--- Begin ---
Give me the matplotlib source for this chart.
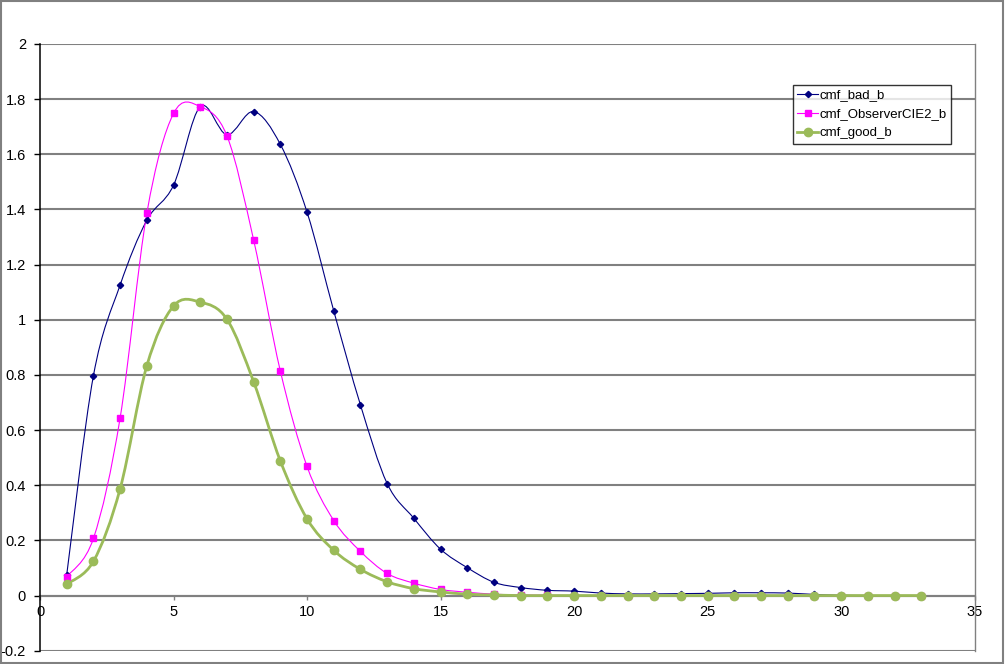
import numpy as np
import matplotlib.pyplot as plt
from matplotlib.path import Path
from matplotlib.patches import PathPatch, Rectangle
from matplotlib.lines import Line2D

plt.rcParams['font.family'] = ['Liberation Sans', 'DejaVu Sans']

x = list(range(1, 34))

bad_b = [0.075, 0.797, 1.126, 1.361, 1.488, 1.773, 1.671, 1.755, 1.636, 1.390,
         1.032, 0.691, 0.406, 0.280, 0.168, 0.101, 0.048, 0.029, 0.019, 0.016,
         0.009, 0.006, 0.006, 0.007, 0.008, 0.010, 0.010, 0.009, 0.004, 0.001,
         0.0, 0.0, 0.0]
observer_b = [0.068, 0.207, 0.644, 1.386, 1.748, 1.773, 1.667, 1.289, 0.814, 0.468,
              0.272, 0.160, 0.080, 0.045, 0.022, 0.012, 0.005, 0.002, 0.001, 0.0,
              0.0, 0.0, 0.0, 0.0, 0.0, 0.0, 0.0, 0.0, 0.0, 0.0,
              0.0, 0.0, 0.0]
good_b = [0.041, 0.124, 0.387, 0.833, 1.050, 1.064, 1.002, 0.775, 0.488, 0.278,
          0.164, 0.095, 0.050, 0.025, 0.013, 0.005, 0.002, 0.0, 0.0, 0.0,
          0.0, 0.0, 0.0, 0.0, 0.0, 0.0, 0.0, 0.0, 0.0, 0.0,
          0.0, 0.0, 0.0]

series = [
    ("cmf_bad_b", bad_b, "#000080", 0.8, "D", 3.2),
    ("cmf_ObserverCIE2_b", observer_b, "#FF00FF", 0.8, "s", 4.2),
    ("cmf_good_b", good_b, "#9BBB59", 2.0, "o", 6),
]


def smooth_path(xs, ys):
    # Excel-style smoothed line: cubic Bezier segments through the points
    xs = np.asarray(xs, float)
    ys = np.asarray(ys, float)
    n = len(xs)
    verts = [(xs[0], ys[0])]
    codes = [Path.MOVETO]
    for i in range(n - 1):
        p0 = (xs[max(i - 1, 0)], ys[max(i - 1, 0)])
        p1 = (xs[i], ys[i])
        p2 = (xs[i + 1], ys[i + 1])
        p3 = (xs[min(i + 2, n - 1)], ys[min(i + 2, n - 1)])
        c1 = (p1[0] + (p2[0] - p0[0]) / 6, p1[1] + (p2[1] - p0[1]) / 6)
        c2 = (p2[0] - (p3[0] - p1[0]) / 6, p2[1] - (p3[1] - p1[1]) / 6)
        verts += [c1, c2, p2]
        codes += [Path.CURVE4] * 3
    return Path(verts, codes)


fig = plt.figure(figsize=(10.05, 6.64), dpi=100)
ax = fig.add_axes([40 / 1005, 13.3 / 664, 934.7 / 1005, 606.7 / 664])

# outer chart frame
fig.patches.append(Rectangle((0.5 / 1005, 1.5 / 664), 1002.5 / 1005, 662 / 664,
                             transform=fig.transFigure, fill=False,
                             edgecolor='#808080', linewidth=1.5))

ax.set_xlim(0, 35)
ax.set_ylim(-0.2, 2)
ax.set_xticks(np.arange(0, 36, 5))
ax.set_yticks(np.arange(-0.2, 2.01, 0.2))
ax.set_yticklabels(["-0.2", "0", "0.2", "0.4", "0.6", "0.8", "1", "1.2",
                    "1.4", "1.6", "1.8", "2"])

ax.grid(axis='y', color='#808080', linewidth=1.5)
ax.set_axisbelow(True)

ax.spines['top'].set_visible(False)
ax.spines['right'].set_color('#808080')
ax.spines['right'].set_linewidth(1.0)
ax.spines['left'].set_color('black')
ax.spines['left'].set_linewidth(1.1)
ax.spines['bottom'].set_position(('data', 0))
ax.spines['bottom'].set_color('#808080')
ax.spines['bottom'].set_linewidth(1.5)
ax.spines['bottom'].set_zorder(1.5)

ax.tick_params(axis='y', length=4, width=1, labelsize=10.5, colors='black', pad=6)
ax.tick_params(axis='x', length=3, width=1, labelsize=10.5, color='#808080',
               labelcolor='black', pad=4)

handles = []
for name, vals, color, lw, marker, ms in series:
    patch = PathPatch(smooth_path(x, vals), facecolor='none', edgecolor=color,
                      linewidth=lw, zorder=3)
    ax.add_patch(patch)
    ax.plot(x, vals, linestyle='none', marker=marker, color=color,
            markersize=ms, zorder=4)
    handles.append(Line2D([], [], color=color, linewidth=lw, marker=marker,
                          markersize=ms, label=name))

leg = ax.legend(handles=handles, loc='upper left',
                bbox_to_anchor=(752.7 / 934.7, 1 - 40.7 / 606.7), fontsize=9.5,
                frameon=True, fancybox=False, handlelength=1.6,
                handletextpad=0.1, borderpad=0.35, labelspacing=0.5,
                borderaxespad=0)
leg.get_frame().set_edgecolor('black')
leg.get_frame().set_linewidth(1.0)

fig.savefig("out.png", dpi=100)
--- End ---
Task prompt: Return nothing but the lines running from the start of the data to the line with "edgecolor='#808080', linewidth=1.5))", please, both ends included and no pictures.

Written answer:
Give me the matplotlib source for this chart.
import numpy as np
import matplotlib.pyplot as plt
from matplotlib.path import Path
from matplotlib.patches import PathPatch, Rectangle
from matplotlib.lines import Line2D

plt.rcParams['font.family'] = ['Liberation Sans', 'DejaVu Sans']

x = list(range(1, 34))

bad_b = [0.075, 0.797, 1.126, 1.361, 1.488, 1.773, 1.671, 1.755, 1.636, 1.390,
         1.032, 0.691, 0.406, 0.280, 0.168, 0.101, 0.048, 0.029, 0.019, 0.016,
         0.009, 0.006, 0.006, 0.007, 0.008, 0.010, 0.010, 0.009, 0.004, 0.001,
         0.0, 0.0, 0.0]
observer_b = [0.068, 0.207, 0.644, 1.386, 1.748, 1.773, 1.667, 1.289, 0.814, 0.468,
              0.272, 0.160, 0.080, 0.045, 0.022, 0.012, 0.005, 0.002, 0.001, 0.0,
              0.0, 0.0, 0.0, 0.0, 0.0, 0.0, 0.0, 0.0, 0.0, 0.0,
              0.0, 0.0, 0.0]
good_b = [0.041, 0.124, 0.387, 0.833, 1.050, 1.064, 1.002, 0.775, 0.488, 0.278,
          0.164, 0.095, 0.050, 0.025, 0.013, 0.005, 0.002, 0.0, 0.0, 0.0,
          0.0, 0.0, 0.0, 0.0, 0.0, 0.0, 0.0, 0.0, 0.0, 0.0,
          0.0, 0.0, 0.0]

series = [
    ("cmf_bad_b", bad_b, "#000080", 0.8, "D", 3.2),
    ("cmf_ObserverCIE2_b", observer_b, "#FF00FF", 0.8, "s", 4.2),
    ("cmf_good_b", good_b, "#9BBB59", 2.0, "o", 6),
]


def smooth_path(xs, ys):
    # Excel-style smoothed line: cubic Bezier segments through the points
    xs = np.asarray(xs, float)
    ys = np.asarray(ys, float)
    n = len(xs)
    verts = [(xs[0], ys[0])]
    codes = [Path.MOVETO]
    for i in range(n - 1):
        p0 = (xs[max(i - 1, 0)], ys[max(i - 1, 0)])
        p1 = (xs[i], ys[i])
        p2 = (xs[i + 1], ys[i + 1])
        p3 = (xs[min(i + 2, n - 1)], ys[min(i + 2, n - 1)])
        c1 = (p1[0] + (p2[0] - p0[0]) / 6, p1[1] + (p2[1] - p0[1]) / 6)
        c2 = (p2[0] - (p3[0] - p1[0]) / 6, p2[1] - (p3[1] - p1[1]) / 6)
        verts += [c1, c2, p2]
        codes += [Path.CURVE4] * 3
    return Path(verts, codes)


fig = plt.figure(figsize=(10.05, 6.64), dpi=100)
ax = fig.add_axes([40 / 1005, 13.3 / 664, 934.7 / 1005, 606.7 / 664])

# outer chart frame
fig.patches.append(Rectangle((0.5 / 1005, 1.5 / 664), 1002.5 / 1005, 662 / 664,
                             transform=fig.transFigure, fill=False,
                             edgecolor='#808080', linewidth=1.5))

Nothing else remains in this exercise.